Learning music theory will, most likely, improve your playing by a great deal. Fortunately, you can pick up the most important parts of music theory on your own and start using them right away.
A lot of people ask themselves “Can I learn music theory on my own?” The simple answer to this question is yes, you can. In today’s world, where you can find anything on the internet, a simple search for music theory on Google will provide you with millions of results. While it may be hard, eager students will pick it up no problem.
Why You Should Learn Music Theory
You’ve probably already read that a lot of famous musicians didn’t bother with learning music theory, so why should you? What they don’t tell you is that for every musician that became successful without learning it there are hundreds, if not thousands, that didn’t.

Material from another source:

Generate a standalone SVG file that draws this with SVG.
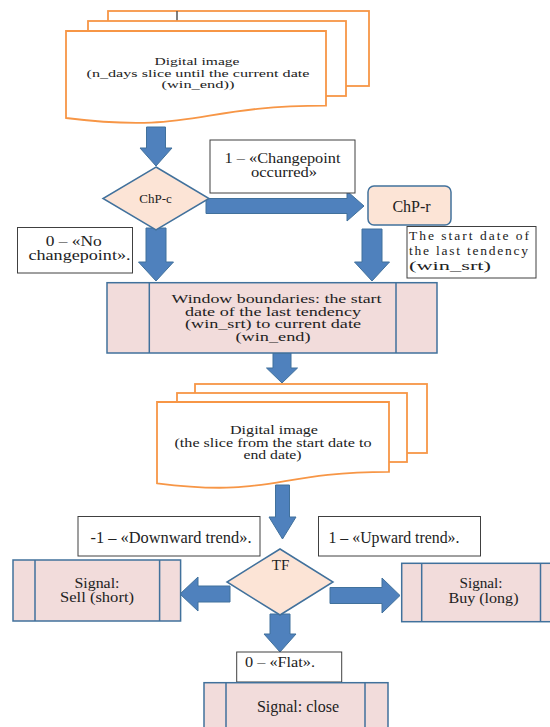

First of all, studying music theory will allow you to understand what you are playing. Music isn’t just a bunch of random noises in a sequence that just happen to sound good. Each composition is made out of notes that follow mathematical relationships. This makes it sound organized and pleasing to the ears. In time, this will help you correctly write your music and even improve other compositions
Another great advantage of learning music theory is that it will increase your creativity. Some people say that rules kill creativity, but when it comes to music, it’s the rules that make it sound good. Nothing forces you to be more creative than having a set of parameters around you.
If that isn’t enough to convince you, then check out our top 6 reasons to learn music theory!
Where to Start Learning From
The best place to learn music theory today is, of course, online. You have access to tons of resources, from articles to Youtube videos or complete courses, some of them even free of charge. Just go to any of the dedicated websites and start reading or listening.
Additionally, you’ll also find great communities, on forums or Reddit for example, with people willing to teach you some, if not everything relating to the basics of music theory. Finding another musician to teach you, especially free of charge, is a great way to learn music theory because you will always have someone to direct your question to or get some helpful tips. Just keep in mind that while people are willing to teach you, they won’t be as useful as a paid teacher.
Tips for Learning on Your Own
Before you start learning music theory on your own, here are some tips to help you speed up the process.
Select your instrument carefully
Each of us enjoys a certain type of music, so you’ll most likely be tempted to start learning what you like. The same goes for the instrument. If you’re into rock, for example, don’t pick up the saxophone. While doing covers of Guns N’Roses on your sax might be possible, it certainly wouldn’t be as fun and engaging as doing them on an electric guitar or drums. You should also pick the instrument while keeping in mind your lifestyle. If you live in a small apartment, it’s probably better to get a guitar than a set of drums.
Get rid of all distractions
Nothing ruins a learning session more than distractions. While you are studying or practicing on your instrument you should avoid texting, having the tv turned on in the background, etc. It should just be about you and your music. This, of course, requires some degree of self-discipline. Try placing a timer in front of you while you study and make sure you focus solely on your music until the clock runs out. The sessions shouldn’t be longer than 30 minutes. Any longer and you will completely lose focus.
Set a schedule
The best way to learn music theory on your own is to practice regularly. This is why you need to set a clear schedule. If you’re going to do it just when you have some spare time, you will probably end up with very few learning sessions. Instead, you should free up some time from your schedule and study regularly. Just remember to be a bit flexible with your schedule. Sometimes, you might have something more important to do during your set study time. Just remember to reschedule your lesson.
Pay attention to your posture
While practicing for the first few times you will most likely be in an uncomfortable and tense position, which, in time, can lead to injuries. One of the first things you should learn after purchasing your instrument is how to have a correct posture.
Set realistic goals
As you start learning music theory you should keep in mind that you will not become as good as your favorite musician overnight. It takes patience and years of practice to achieve this level. But, with regular practice and dedication, you will certainly be able to reach a level of competency which will allow you to impress your friends and family or even begin a career in the music industry.
You can’t do it all on your own
While the internet is indeed filled with all the information you need, learning by yourself does have some limitations. Yes, you can easily learn all the fundamentals, like triads, scales, notation, seventh chords, key signatures, Roman numerals, or time signatures, but when it comes to more advanced things, like Schenkerian analysis or counterpoint, you should look for a teacher. The problem isn’t that you can’t comprehend the definitions or facts, but that you can’t properly apply them without guidance and good examples.
Fortunately, it’s easy to find a teacher too. There are some websites through which you can hire a private teacher and the prices are pretty affordable. An online held lesson can start as low as $15 and can go as high as $100, depending on the experience of the teacher.
Learning music theory is something you can certainly do on your own. The internet is full of helpful resources, paid or free, and even communities of people willing to help. While learning the basic concepts is something that you can easily do on your own when you get to the more advanced lessons you should consider hiring a teacher. You can find one easily online and it only costs $15 per lesson.